The most recent of these decisions was handed down by the United States District Court for the District of Kansasearlier this year.Sprint Communications Co., L.P. v. Comcast Cable Communications, LLC, Case No. 11-2684-JWL (Feb. 11, 2014). In that case, the plaintiff, Sprint, conditionally responded to certain document requests by objecting on the basis of privilege, but then stating “that it would produce non-privileged and responsive documents ‘subject to and without waiving’ its objections.”
On defendant’s motion to compel, the District Court held that Sprint’s “purported reservation of rights . . . was improper and ultimately [had] the effect of waiving Sprint’s objections” to the requests at issue. The Court held that such conditional responses to discovery requests were:
1. Confusing and potentially misleading (“‘such practice leaves the requesting Party uncertain as to whether the question has actually been fully answered or whether only a portion of the question has been answered’”);
2. Improper under the Federal Rules of Civil Procedure (“‘[o]bjecting but answering subject to the objection is not one of the allowed choices under the Federal Rules’”); and
3. In derogation of common sense (“‘answering subject to an objection lacks any rational basis. There is either a sustainable objection or there is not’”).
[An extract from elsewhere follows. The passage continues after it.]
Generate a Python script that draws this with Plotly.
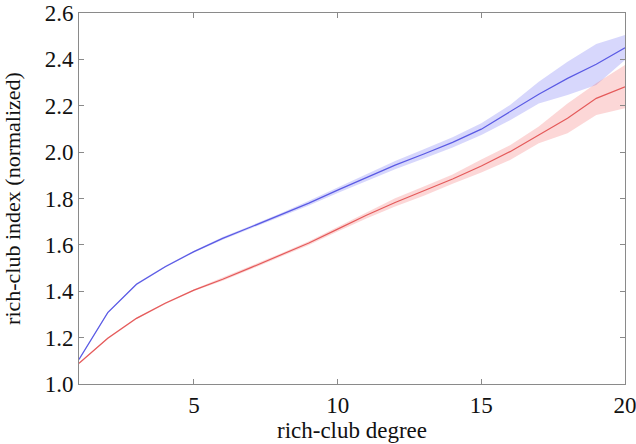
import plotly.graph_objects as go

degree = list(range(1, 21))

blue_mean = [1.106, 1.308, 1.430, 1.506, 1.571, 1.628, 1.678, 1.728, 1.780, 1.836,
             1.889, 1.944, 1.992, 2.042, 2.099, 2.174, 2.250, 2.318, 2.379, 2.450]
blue_low = [1.102, 1.304, 1.426, 1.502, 1.567, 1.622, 1.672, 1.721, 1.770, 1.824,
            1.874, 1.926, 1.972, 2.020, 2.074, 2.138, 2.210, 2.246, 2.290, 2.397]
blue_high = [1.110, 1.312, 1.434, 1.510, 1.575, 1.634, 1.684, 1.735, 1.790, 1.848,
             1.904, 1.962, 2.012, 2.064, 2.124, 2.203, 2.304, 2.390, 2.466, 2.505]

red_mean = [1.089, 1.197, 1.283, 1.348, 1.405, 1.452, 1.503, 1.555, 1.608, 1.668,
            1.728, 1.783, 1.832, 1.884, 1.940, 2.002, 2.074, 2.146, 2.232, 2.282]
red_low = [1.085, 1.193, 1.279, 1.344, 1.401, 1.445, 1.496, 1.548, 1.600, 1.658,
           1.714, 1.765, 1.812, 1.864, 1.912, 1.966, 2.038, 2.081, 2.160, 2.189]
red_high = [1.093, 1.201, 1.287, 1.352, 1.409, 1.459, 1.510, 1.562, 1.616, 1.678,
            1.742, 1.801, 1.852, 1.904, 1.968, 2.030, 2.110, 2.210, 2.297, 2.376]

x_ticks = [5, 10, 15, 20]
y_ticks = [1.0, 1.2, 1.4, 1.6, 1.8, 2.0, 2.2, 2.4, 2.6]

BLUE_LINE = "rgb(90,90,228)"
BLUE_FILL = "rgba(95,95,245,0.25)"
RED_LINE = "rgb(228,90,90)"
RED_FILL = "rgba(245,95,95,0.25)"

fig = go.Figure()

for lo, hi, mean, lc, fc in [
    (blue_low, blue_high, blue_mean, BLUE_LINE, BLUE_FILL),
    (red_low, red_high, red_mean, RED_LINE, RED_FILL),
]:
    fig.add_trace(go.Scatter(x=degree, y=lo, mode="lines", line=dict(width=0),
                             showlegend=False, hoverinfo="skip"))
    fig.add_trace(go.Scatter(x=degree, y=hi, mode="lines", line=dict(width=0),
                             fill="tonexty", fillcolor=fc, showlegend=False,
                             hoverinfo="skip"))
    fig.add_trace(go.Scatter(x=degree, y=mean, mode="lines",
                             line=dict(color=lc, width=1.2), showlegend=False))

FAMILY = "Liberation Serif, Times New Roman, Times, serif"
tick_font = dict(family=FAMILY, size=23, color="#111")
xtitle_font = dict(family=FAMILY, size=23, color="#111")
ytitle_font = dict(family=FAMILY, size=22, color="#111")
axis_common = dict(
    showgrid=False, zeroline=False, showline=True, linecolor="#8a8a8a",
    linewidth=1, mirror="ticks", ticks="inside", ticklen=5, tickcolor="#8a8a8a",
    tickfont=tick_font, ticklabeloverflow="allow",
)

fig.update_layout(
    width=636, height=444,
    margin=dict(l=79, r=11, t=13, b=60),
    paper_bgcolor="white", plot_bgcolor="white",
    font=tick_font,
    xaxis=dict(range=[1, 20], tickvals=x_ticks, ticktext=[str(v) for v in x_ticks],
               title=dict(text="rich-club degree", font=xtitle_font, standoff=0),
               automargin=False, **axis_common),
    yaxis=dict(range=[1.0, 2.6], tickvals=y_ticks,
               ticktext=[f"{v:.1f}" for v in y_ticks],
               title=dict(text="rich-club index (normalized)", font=ytitle_font, standoff=17),
               automargin=False, **axis_common),
)

fig.write_html("out.html", config={"displayModeBar": False},
               post_script="document.body.style.margin='0';document.body.style.overflow='hidden';")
The District Court cited with approvalsimilar decisions from district courts in Arizona (Haeger v. Goodyear Tire & Rubber Co., 906 F. Supp.2d 938 (D. Ariz 2012)); Florida (e.g., Consumer Electronics Assoc. v. Compras and Buys Magazine, Inc., 2008 WL 4327253, at *2 (S.D. Fla. Sept. 18, 2008); and Kansas (e.g., Pro Fit Management, Inc. v. Lady of Am. Franchise Corp., 2011 WL 939226, at *7-9 (D. Kan. Feb. 25, 2011)).
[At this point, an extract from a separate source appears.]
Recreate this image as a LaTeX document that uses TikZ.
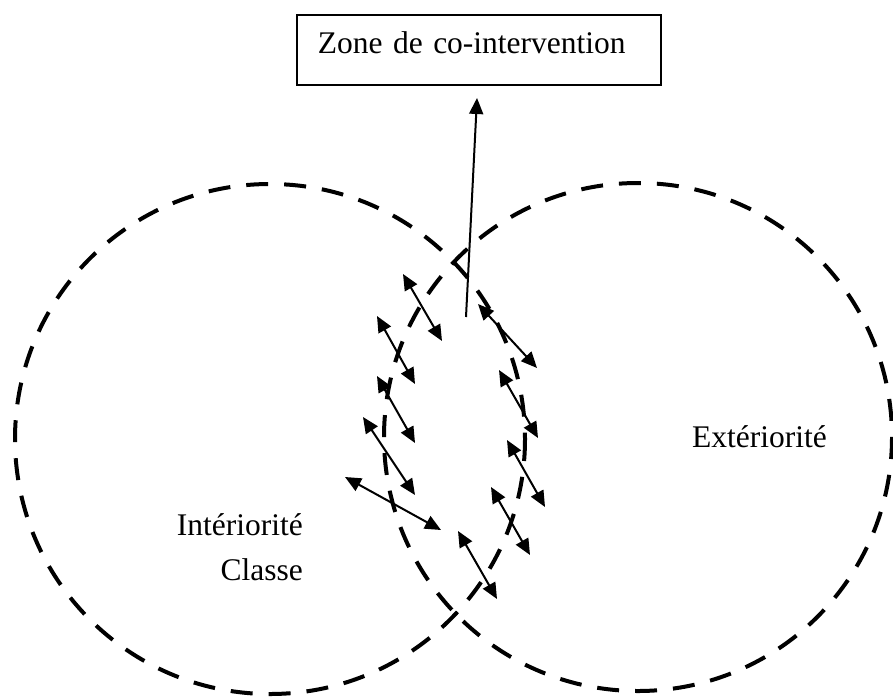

Whether this amounts to a trend remains unclear, but the lesson for litigators seems clear: when confronted with a discovery request that seeks both objectionable and non-objectionable materials (as most do), the safest practice is to either (a) object to the request in its entirety; or (b) specifically identify the portion of the request objected to, perhaps also identifying the specific documents or information being withheld on the basis of the asserted objection(s). As the District Court stated, “Rule 34(b)(2) permits only three responses to a request for production of documents: produce the documents as requested, ‘state an objection to the request’ as a whole, or state an ‘objection to part of [the] request, provided that the response specifies the part objected to and responds to the non-objectionable portion.” Perversely, this practice will likely increase the burden on respondents (who will need to spend greater time and resources analyzing potentially responsive materials and carefully framing their objections to discovery requests, especially to broad and cumbersome requests) and on courts (which will likely be called upon to intervene when parties object to requests in their entirety for fear of waiving their objections).